I feel like there should be some special meta-label like __host__ similar to __address__ that can set the Host header in scrapes, but I couldn’t find it. Is there one? Is this on the roadmap somewhere? Am I looking at this problem all wrong? Are there any alternative solutions available that I haven’t thought of? Looking for any feedback here.

Would it not be possible to make http://web01.internal.com/metrics, http://web02.internal.com/metrics, etc. work?

Well, no, because that points to a default vhost which doesn’t have any metrics. Each webserver hosts multiple websites, but they are all on port 80. In Apache config language:

<VirtualHost *:80>
  ServerName default
  # doesnt provide /metrics
</VirtualHost>
<VirtualHost *:80>
  ServerName myapp.com
  # provides /metrics
</VirtualHost>
<VirtualHost *:80>
  ServerName myotherapp.com
  # doesnt provide /metrics
</VirtualHost>

So if a request comes in on http://web01.internal.com, the first/default <VirtualHost> directive is relevant. And if I request http://myapp.com, it points me to the load balancer instead, which does point me to the correct <VirtualHost> directive in one of the webservers, but a random webserver each scrape, so the metrics would be all over the place.
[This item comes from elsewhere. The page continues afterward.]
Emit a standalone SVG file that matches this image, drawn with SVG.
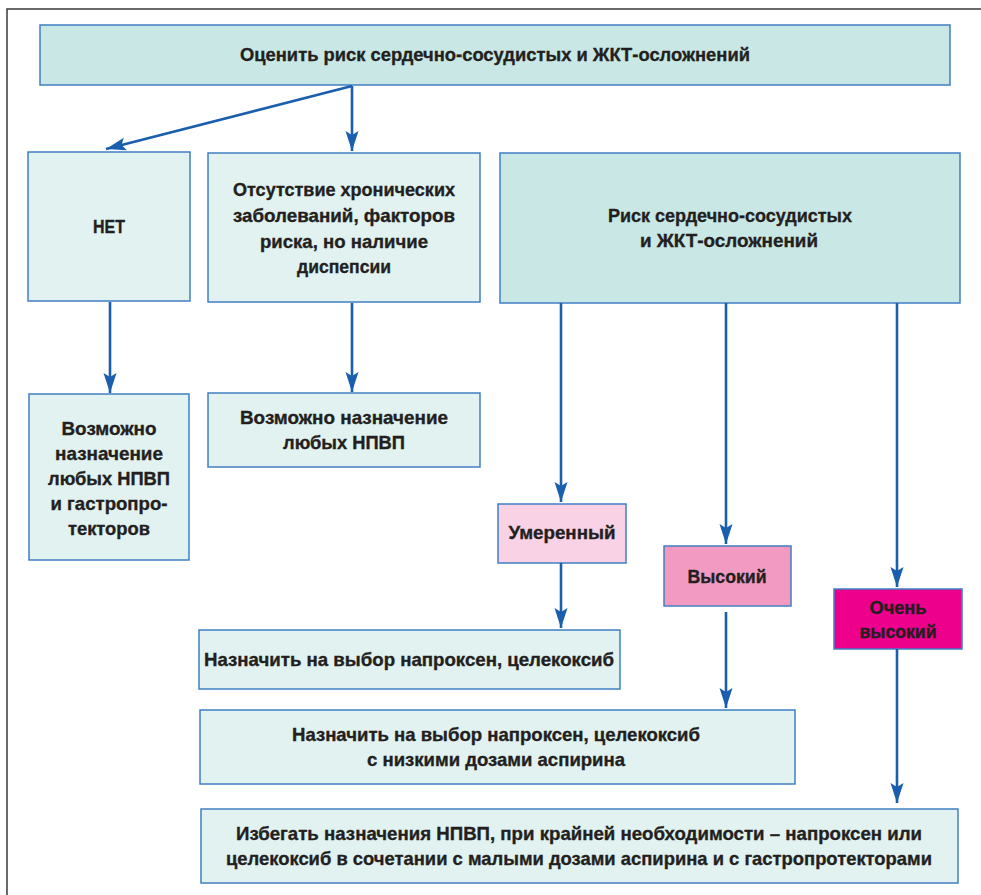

Okay so an update for those interested. I worked around the problem by using one of the methods I listed in my initial post (option 3).

  • I added ServerAlias directives in my Apache vhost config files. These are unique per vhost per webnode, so like “myapp-com-web01-internal-com”.
  • Then I modified my DNS zonefiles to use bind’s awesome $GENERATE directive. This lets me just add one line per vhost to automagically add CNAME records for all webnodes.

Hope this helps others facing the same issue.